Defendant’s expert also performed an alternative calculation, starting at the time when large amounts began to accumulate in the escrow account. Id. at 24. Defendant’s expert used a capitalization process in this alternative calculation:

This process assumes there is no escrow account maintained, but when disbursements are required for payment of property taxes or insurance premiums, those amounts are added to or “capitalized” into the loan principal balance. Interest is accrued on the outstanding principal balance based on the Daily Simple Interest method, i.e., for each transaction that affects the principal balance interest is accrued from the date of the last such transaction to the current date. As payment amounts are received, funds are credited first to satisfy all accrued interest and the remaining amounts are applied to reduce loan principal.

Id. After performing this analysis, defendant’s expert concluded, again, that “[a]t no point in this schedule are there funds credited to the account or available within the account to liquidate all amounts due on the mortgage note.” Id.

Plaintiffs expert had an opportunity to examine defendant’s expert report. Plaintiffs expert did not provide any alternative calculations or make any specific criticisms of defendant’s expert report. Plaintiffs expert merely offered comments of a hypothetical and speculative nature.

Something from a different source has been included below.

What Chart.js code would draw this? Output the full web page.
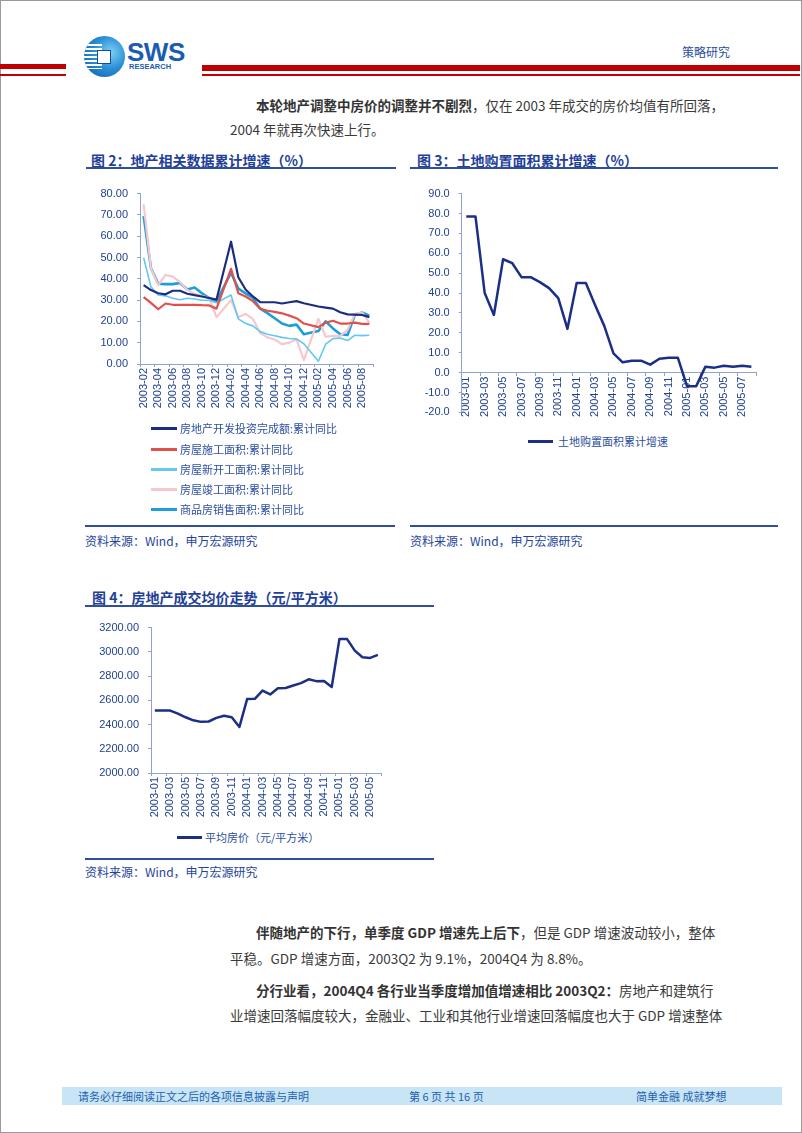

Plaintiffs expert speculated that “[t]he conclusions reached by [defendant’s expert] may not be correct by not including data before 4/12/88 and after 4/7/93.” Def.’s Mot. Ex. C at 32. Plaintiffs expert also suggested that defendant’s expert’s “methodology of applying all of the escrow balance to principal balance at [the] beginning of Schedule 1 can influence the users’ conclusions about the loan balance as of 04/7/93 and alleged arrears.” Id. Plaintiff argues that the experts “do not agree as to whether an application of the escrow accounts at their alleged highest point would have created or avoided a foreclosure situation, [which] is ... a factual issue in dispute.” Pl.’s Resp. ¶ 12. The court agrees with defendant that plaintiffs expert’s statements do not create a genuine issue of material fact, plaintiffs expert “simply makes an observation regarding [defendant’s esspert’s] methodology.” Def.’s Reply at 3. Even if the court were to ignore defendant’s expert report and accept plaintiffs expert report, plaintiff still would have failed to present tangible proof of damages resulting from defendant’s breach of the mortgage agreement. See Roseburg Lumber Co., 978 F.2d at 667 (“Absent tangible proof of damages, [a party] may not recover for an alleged injury.”).

III. Conclusion

Because Ms. Haynes has failed to present evidence to the court that demonstrates that she suffered a loss that was a natural and proximate cause of the breach, see Willems Indus., 295 F.2d at 831 (stating that a plaintiff must “establish[ ] the fact of losses that were the natural and proximate result of the breach of contract”), and because this is an element of her case on which she bears the burden of proof, the court must grant summary judgment in favor of defendant, see Celotex, 477 U.S. at 323, 106 S.Ct. 2548 (stating that “a complete failure of proof concerning an essential element of the nonmoving party’s case” entitles the moving party to judgment as a matter of law). Defendant’s *794motion for summary judgment is GRANTED. The Clerk of Court is directed to EN-. TER JUDGMENT for defendant.

IT IS SO ORDERED.

. For additional background information, see Haynes v. United. States, 51 Fed.Cl. 754, 760-61 (2002) (denying defendant's motion for summary judgment and holding that defendant breached the mortgage contract).